### WORK INSTRUCTIONS
Find every line in the records that holds the string "code". Copy each one.

### DATA SHOWN
#####

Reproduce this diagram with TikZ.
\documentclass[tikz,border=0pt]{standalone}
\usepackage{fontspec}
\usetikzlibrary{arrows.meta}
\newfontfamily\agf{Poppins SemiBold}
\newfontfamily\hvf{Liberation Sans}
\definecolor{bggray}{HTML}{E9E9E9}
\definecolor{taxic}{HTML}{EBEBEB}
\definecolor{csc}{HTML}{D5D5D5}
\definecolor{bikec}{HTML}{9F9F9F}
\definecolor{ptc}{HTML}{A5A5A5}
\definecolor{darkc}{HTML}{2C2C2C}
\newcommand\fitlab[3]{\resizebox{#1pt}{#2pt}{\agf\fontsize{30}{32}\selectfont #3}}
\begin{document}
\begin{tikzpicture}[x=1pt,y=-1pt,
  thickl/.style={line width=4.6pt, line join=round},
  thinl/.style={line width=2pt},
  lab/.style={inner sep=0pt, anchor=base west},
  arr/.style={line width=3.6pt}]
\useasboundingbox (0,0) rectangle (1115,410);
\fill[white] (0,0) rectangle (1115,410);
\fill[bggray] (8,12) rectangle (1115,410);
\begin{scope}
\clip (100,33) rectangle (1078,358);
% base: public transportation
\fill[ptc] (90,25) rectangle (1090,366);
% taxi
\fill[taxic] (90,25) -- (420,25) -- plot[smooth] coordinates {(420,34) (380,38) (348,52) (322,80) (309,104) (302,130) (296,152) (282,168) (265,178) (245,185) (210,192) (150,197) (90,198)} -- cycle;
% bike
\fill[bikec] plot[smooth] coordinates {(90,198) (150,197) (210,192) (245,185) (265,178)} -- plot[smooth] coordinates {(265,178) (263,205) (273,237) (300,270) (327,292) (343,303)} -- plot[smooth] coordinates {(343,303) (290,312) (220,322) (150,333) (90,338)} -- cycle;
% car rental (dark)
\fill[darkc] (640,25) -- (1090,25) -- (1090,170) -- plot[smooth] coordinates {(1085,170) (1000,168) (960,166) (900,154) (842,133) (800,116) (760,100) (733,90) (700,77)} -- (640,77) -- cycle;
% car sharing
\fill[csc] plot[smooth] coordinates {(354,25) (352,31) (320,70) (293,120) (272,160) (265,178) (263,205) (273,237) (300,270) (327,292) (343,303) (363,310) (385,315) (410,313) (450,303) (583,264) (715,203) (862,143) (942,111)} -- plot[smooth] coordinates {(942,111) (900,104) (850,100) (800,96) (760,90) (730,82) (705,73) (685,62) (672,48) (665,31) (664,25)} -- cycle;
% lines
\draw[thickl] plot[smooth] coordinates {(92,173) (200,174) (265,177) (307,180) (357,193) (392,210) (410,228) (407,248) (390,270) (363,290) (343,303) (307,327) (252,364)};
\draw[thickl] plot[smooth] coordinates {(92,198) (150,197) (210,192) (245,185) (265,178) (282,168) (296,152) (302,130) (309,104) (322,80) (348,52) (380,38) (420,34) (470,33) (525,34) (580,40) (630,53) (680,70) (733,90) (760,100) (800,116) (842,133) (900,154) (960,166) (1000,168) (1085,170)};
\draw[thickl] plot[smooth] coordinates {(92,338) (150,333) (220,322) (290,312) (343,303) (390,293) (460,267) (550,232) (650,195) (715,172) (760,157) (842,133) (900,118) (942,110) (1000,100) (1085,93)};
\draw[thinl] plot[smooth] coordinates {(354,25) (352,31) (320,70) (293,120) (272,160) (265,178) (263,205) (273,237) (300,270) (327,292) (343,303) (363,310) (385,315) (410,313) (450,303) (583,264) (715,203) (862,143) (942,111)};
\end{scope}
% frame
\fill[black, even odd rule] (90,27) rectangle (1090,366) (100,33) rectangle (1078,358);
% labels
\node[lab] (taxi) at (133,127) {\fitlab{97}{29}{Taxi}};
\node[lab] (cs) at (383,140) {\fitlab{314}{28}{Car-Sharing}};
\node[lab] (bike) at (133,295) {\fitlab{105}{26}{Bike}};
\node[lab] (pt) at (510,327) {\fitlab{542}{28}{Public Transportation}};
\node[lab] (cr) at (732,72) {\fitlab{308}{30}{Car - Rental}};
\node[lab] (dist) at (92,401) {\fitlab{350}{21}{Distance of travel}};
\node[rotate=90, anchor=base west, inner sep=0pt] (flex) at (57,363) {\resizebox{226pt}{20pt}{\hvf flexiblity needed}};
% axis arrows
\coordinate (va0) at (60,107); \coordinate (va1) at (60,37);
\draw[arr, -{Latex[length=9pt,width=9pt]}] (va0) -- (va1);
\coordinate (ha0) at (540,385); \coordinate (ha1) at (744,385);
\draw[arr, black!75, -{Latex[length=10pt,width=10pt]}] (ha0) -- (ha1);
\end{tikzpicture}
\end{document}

#####

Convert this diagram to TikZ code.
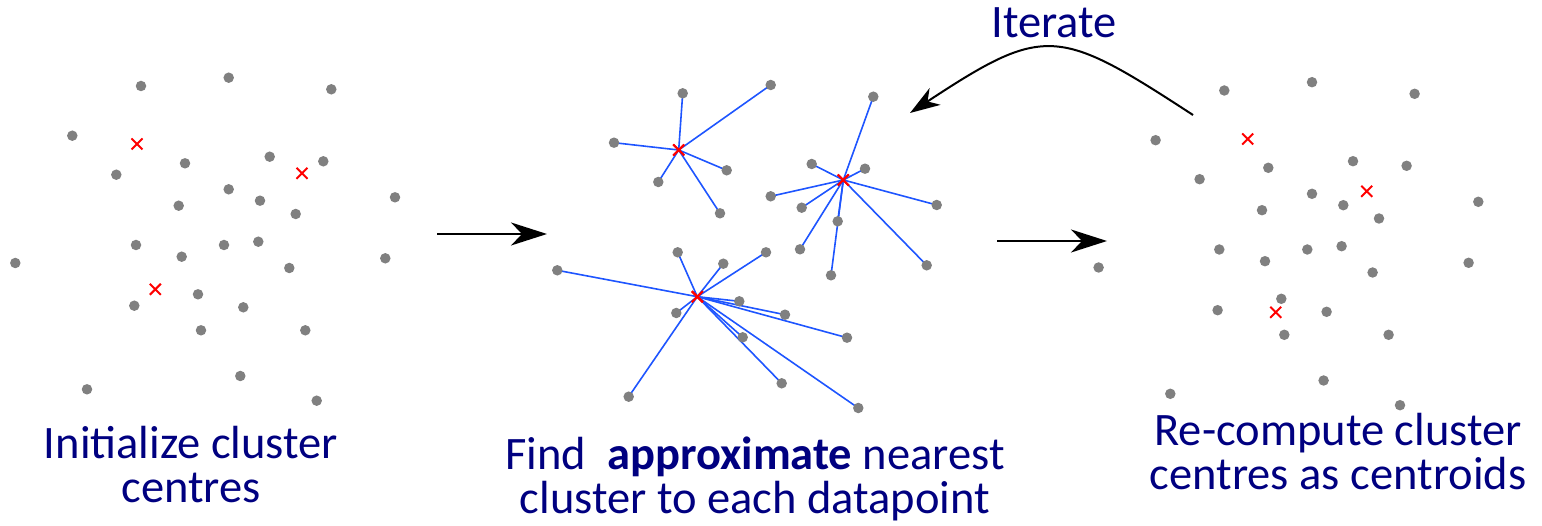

#####

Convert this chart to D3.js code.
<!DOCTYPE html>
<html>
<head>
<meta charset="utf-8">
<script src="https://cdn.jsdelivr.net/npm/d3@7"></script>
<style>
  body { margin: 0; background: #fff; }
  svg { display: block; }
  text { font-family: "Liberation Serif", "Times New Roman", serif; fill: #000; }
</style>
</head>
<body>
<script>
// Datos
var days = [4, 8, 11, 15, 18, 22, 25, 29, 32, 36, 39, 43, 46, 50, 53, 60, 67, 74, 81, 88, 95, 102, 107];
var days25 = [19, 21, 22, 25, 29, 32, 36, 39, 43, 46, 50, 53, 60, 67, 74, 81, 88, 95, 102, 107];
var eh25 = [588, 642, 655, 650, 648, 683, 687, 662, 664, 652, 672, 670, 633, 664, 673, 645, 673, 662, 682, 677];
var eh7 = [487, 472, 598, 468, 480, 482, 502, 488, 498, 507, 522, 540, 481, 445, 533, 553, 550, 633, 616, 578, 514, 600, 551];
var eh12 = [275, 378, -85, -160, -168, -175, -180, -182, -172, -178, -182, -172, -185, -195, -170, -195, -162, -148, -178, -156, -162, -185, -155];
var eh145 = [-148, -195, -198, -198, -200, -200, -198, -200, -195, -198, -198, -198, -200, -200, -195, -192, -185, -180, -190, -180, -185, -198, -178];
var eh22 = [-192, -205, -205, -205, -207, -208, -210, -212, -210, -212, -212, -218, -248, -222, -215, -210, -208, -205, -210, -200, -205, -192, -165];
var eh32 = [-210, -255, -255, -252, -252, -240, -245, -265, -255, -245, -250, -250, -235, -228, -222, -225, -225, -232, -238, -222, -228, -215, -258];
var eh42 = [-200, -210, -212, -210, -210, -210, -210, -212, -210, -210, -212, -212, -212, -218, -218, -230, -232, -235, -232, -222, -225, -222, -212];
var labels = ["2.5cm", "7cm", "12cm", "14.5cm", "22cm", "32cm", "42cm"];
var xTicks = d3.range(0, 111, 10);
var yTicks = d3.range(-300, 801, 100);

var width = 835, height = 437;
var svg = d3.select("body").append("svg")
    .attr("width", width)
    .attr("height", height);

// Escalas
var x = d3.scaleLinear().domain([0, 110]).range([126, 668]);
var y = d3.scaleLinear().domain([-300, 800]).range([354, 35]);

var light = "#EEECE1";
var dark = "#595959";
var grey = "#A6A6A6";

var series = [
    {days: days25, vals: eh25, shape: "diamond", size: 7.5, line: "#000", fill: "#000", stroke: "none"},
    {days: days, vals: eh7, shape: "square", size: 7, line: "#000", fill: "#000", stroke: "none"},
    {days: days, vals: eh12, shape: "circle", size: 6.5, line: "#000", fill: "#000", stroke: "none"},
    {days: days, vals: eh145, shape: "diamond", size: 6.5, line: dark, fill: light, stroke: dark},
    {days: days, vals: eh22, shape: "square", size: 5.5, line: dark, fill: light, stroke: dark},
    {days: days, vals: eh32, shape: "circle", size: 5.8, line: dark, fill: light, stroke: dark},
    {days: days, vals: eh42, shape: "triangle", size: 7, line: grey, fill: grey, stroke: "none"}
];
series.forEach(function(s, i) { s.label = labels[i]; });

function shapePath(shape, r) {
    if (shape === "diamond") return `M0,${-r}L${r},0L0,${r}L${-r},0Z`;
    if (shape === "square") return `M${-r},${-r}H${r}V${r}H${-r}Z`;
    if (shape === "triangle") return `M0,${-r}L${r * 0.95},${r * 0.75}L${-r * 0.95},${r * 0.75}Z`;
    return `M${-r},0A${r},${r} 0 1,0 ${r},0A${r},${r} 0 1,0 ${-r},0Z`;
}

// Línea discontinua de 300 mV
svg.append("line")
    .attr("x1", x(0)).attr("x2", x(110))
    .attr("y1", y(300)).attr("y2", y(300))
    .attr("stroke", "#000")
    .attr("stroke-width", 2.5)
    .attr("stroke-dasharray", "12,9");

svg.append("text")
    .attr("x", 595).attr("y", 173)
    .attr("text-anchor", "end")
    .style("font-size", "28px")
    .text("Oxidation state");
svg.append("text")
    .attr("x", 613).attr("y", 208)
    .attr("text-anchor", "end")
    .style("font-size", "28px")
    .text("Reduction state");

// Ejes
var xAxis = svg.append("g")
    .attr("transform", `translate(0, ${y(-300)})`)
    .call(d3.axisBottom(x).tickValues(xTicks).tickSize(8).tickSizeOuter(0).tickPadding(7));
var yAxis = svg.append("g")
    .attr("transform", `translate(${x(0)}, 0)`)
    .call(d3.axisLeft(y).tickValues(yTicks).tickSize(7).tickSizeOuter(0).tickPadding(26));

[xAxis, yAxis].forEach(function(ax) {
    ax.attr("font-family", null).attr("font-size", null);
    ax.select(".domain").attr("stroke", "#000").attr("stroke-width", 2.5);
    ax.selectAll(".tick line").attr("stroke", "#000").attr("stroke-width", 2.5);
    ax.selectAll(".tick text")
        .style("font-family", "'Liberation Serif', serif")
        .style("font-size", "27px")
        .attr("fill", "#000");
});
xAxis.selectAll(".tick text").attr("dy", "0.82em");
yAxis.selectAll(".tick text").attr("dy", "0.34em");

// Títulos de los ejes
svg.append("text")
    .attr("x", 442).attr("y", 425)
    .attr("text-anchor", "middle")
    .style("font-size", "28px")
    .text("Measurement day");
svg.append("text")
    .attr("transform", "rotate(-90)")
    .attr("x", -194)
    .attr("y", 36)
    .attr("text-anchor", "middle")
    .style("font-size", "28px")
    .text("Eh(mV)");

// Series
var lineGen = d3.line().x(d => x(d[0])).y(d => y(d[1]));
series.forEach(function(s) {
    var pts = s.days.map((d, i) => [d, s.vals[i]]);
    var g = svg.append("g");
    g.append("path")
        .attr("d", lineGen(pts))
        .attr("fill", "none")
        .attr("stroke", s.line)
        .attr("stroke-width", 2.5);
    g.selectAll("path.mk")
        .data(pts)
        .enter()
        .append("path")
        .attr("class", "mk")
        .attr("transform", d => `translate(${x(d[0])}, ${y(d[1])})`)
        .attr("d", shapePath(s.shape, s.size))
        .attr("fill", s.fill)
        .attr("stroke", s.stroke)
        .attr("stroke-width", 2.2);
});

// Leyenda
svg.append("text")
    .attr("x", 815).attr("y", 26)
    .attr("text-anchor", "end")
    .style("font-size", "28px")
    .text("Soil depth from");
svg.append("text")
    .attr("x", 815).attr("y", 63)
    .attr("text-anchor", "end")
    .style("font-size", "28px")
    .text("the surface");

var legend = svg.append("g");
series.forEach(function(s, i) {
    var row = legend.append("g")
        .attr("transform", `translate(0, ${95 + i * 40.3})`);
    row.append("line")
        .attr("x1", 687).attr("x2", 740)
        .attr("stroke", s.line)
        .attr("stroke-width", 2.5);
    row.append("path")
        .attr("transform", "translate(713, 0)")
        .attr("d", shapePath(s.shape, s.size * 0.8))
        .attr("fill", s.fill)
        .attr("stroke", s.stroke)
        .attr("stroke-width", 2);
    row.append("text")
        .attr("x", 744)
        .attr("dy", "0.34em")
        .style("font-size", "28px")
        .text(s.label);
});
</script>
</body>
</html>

#####

### EXERCISE RESULT
Convert this diagram to TikZ code.
Convert this chart to D3.js code.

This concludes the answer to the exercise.